High-performance systems need equally performant monitoring. Does Hyperlane expose Prometheus metrics with minimal overhead? Can you trace requests through async boundaries without adding 100ms of latency? These operational concerns often outweigh raw QPS numbers.

Future Directions

The study predicts million-QPS frameworks and microsecond latency. Hardware trends support this: io_uring reduces syscall overhead, 100Gbps networking becomes standard, and NVMe storage eliminates I/O bottlenecks.

However, the real breakthrough will come from better developer experience. Frameworks that provide high performance without requiring distributed systems expertise will win. This means:

• Built-in circuit breakers and rate limiting
• Automatic connection pooling and retry logic
• Integrated distributed tracing
• Configuration-driven scaling policies

Hyperlane's approach—combining Rust's performance with ergonomic APIs—represents this direction. The benchmarks suggest it's close to production readiness, but ecosystem maturity determines real-world adoption.

Practical Next Steps

If you're considering framework migration:

1. Replicate the benchmarks with your actual workload patterns. Synthetic tests rarely match production traffic distributions.

2. Profile end-to-end latency including database queries, cache lookups, and serialization overhead. Framework QPS is meaningless if your database caps at 10K QPS.

3. Measure memory usage under sustained load. Some frameworks perform well for 60 seconds but leak memory or fragment heap over hours.

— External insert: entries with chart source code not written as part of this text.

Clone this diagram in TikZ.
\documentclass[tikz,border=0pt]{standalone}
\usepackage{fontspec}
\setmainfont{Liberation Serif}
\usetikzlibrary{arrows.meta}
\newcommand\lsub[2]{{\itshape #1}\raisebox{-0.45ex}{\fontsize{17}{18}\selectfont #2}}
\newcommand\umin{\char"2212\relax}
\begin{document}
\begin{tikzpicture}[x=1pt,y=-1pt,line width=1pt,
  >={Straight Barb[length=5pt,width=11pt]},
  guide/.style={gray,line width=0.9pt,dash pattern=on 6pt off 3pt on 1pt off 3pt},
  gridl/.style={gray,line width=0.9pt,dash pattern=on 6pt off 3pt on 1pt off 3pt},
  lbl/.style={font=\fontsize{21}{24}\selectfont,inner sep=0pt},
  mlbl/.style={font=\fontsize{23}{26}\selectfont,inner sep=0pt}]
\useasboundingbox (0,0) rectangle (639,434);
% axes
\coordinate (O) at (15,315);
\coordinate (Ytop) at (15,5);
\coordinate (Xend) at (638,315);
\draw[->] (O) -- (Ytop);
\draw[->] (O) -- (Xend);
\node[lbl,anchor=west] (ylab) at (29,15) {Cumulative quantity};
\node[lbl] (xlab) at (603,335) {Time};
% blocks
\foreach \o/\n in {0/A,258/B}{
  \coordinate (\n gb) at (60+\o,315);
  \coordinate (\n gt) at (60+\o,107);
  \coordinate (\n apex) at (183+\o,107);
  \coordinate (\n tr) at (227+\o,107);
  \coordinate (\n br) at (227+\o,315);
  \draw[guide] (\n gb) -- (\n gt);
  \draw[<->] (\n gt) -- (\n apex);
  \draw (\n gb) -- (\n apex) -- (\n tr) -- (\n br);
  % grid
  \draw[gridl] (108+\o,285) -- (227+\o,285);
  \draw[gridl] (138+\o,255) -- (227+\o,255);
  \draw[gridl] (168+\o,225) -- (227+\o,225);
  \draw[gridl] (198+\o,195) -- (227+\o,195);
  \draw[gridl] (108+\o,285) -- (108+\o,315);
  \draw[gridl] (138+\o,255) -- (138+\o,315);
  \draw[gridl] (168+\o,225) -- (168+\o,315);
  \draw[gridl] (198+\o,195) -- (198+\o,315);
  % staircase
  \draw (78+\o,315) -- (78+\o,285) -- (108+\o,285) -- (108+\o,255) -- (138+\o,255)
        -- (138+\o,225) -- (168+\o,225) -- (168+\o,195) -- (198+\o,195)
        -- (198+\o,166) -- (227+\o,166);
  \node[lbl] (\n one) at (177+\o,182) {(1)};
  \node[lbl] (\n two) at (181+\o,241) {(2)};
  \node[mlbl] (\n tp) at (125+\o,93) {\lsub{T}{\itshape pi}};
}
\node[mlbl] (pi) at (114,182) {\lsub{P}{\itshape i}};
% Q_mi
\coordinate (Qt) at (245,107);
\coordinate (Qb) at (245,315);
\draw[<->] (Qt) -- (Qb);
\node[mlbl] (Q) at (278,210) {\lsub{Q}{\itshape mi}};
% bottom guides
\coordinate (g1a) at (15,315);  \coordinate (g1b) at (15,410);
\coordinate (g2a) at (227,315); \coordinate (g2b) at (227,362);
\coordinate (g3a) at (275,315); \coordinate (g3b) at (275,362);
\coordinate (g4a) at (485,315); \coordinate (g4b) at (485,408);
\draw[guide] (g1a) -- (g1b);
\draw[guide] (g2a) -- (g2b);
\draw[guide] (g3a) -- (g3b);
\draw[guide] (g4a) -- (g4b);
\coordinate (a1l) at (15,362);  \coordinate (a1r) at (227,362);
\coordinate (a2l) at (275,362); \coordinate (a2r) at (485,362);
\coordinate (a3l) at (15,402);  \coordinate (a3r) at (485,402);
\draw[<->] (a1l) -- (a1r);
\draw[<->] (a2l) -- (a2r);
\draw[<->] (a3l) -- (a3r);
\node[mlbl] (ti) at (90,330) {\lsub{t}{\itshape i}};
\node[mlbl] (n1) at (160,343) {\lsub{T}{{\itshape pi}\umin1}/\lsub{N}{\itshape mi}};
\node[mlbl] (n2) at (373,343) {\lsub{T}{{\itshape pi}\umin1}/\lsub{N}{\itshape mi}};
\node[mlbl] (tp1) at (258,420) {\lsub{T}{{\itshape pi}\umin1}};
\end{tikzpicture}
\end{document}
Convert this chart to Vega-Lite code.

4. Test failure scenarios. How does each framework behave when Redis goes down or the database slows? Graceful degradation often matters more than peak performance.

The full benchmark data and methodology are available in the original study. For production deployment guidance, consult the Tokio documentation and Hyperlane's GitHub repository.

Performance benchmarks provide useful signals, but production systems succeed through careful measurement, gradual rollout, and continuous monitoring. Choose the framework that fits your team's expertise and operational requirements, then optimize based on real metrics from your specific use case.